James 2:8 calls on us to fulfill the royal law to love each other as ourselves, and he reminds us, in verse 13, that mercy will be deprived of those who live mercilessly. James then goes on to remind us that acknowledging such qualities in God means nothing if we do not live it. Jude 22 reminds us that mercy saves. We are to be merciful as God is merciful (Luke 6:36 again). Then, in Ephesians 4:25-32, Paul tells us to be as forgiving as God is.

Colossians 3:13 tells us to forebear with each other, again reminding us of the forgiveness we should embody. II Timothy 2:24 calls on us to be gentle, avoiding strife with others. Romans 14:19 calls us peace makers and peace keepers. Paul calls on us to pursue peace by calling us followers of it. These verses are not here as filler. They tell us how God views us and how we, in turn, should view others.

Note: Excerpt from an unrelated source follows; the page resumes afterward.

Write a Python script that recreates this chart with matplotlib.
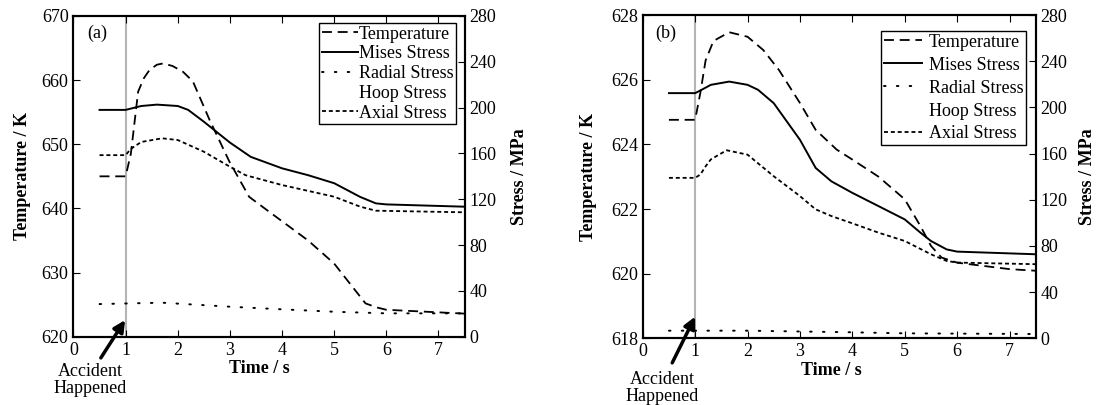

This begins by removing selfishness from our minds. Those Romans soldiers expected a commoner to carry their pack one mile. Jesus says to do the unexpected and go two. He calls on us to remove self as a priority, to put others first, to embody mercy and forgiveness, to live peacefully with those around us. How often should we go this second mile? In speaking of forgiveness, Jesus says to Peter that our well of forgiveness should be bottomless in Matthew 18:22. Our reservoir or selflessness and patience should be as deep.